In 1925, more than 75 years after the Longhouse had been built, it was moved from its original location to Lummus Park and this was the first time in Miami history that a building had been preserved for historical significance. This one building has been part of so many significant events that transformed Miami into what we know it to be. I never knew this building existed, much less that there was once a slave plantation where Downtown is today. This is to prove that although the building is standing in Lummus Park today with a summary of events in front of it, there is much of Miami’s past that is unspoken of.
Everglades as Text
Photo by Stephanie Gudiel (CC by 4.0)
“Uncharted Territory” by Stephanie Gudiel of FIU at the Everglades
As I walked into the cold murky water I thought, to myself “What could I possibly see here? What could I learn from walking through this dome?” I came to the realization, it’s not about learning, it’s about being able to experience and be one with nature. Being able to know and see a different side of the world, a side that has not been touched or changed by humanity. A place so self-contained with no trace of society, that it has its own sound, its own system and way of living that depends on no one and nothing but itself.

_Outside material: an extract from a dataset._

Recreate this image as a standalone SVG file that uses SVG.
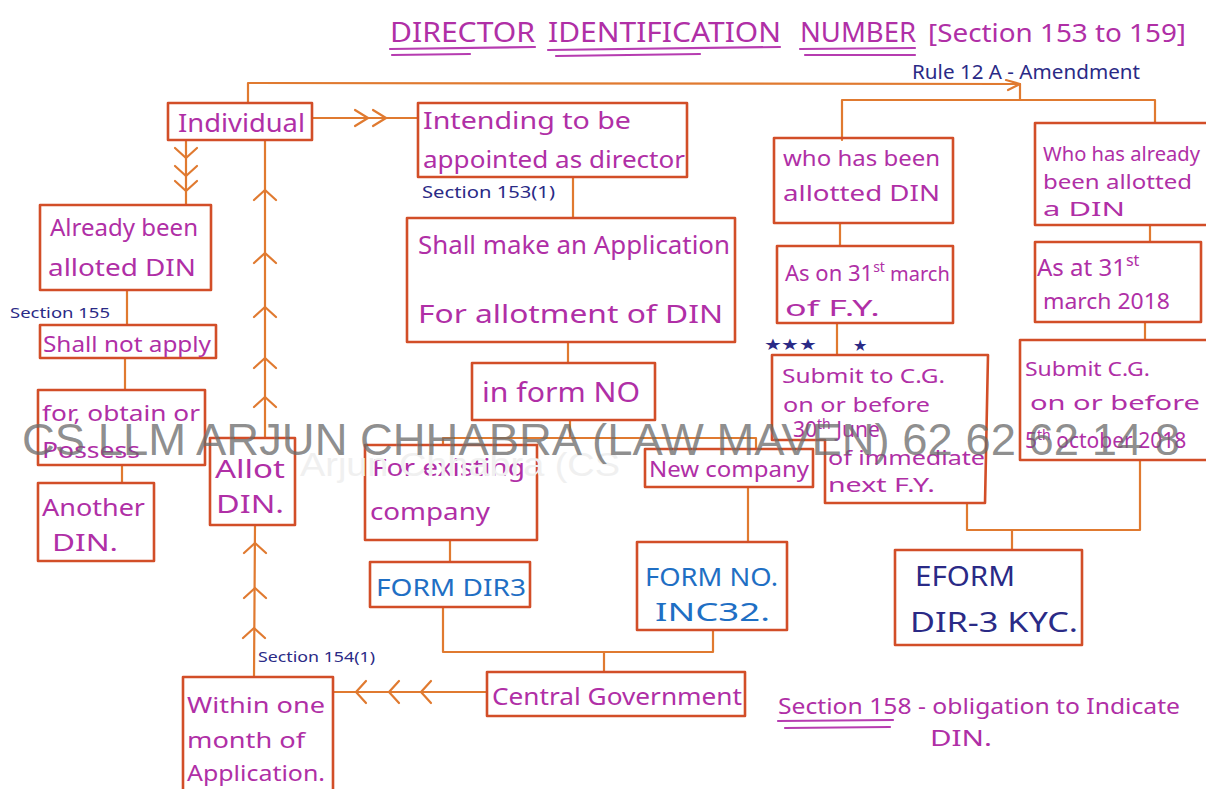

Walking deeper into the dome I saw fallen cypress trees, its roots lifted from the ground due to natural disasters, one would think that is how this cypress dome would slowly be destroyed, through natural disasters, or at least I did. Only to find out that from the roots began to grow more flora, life did not end there, from the fallen tree rose beautiful greenery to continue the cycle that is life. This ecosystem had the perfect balance as it was so pure and self-sufficient.
At one point we stopped, a safe distance from the road, completely immersed in the dome that I was able to hear the chime the wind created as it stirred within the trees, the birds chirping and gliding between trees even the flow of the water. It was something I had never experienced before. There was so much life, so many things going on in this one place that wasn’t undisclosed, simply unexplored, it was so easy to pass by on the road and not think anything of it.
To think that once upon a time this land was once home to the Tequestas, these grounds were walked by them everyday to the extent that they were just like our modern-day drive to our nearest publix to them, yet to us it is mysterious uncharted territory. I was simply a guest along with the rest of my class, wandering through this mesmerizing dome. And there will continue to be more just like me in the future, hundreds of years from now this dome will still contain its beauty and its distinctive qualities and will continue to captivate others.
This experience has made me appreciate the world from a new perspective, there is so much beauty I have yet to see, to feel, and encounter. So, we must appreciate each time we may face the untouched raw world and embrace it to preserve it, so future generations can relish and have this unique experience as I did and be one with nature.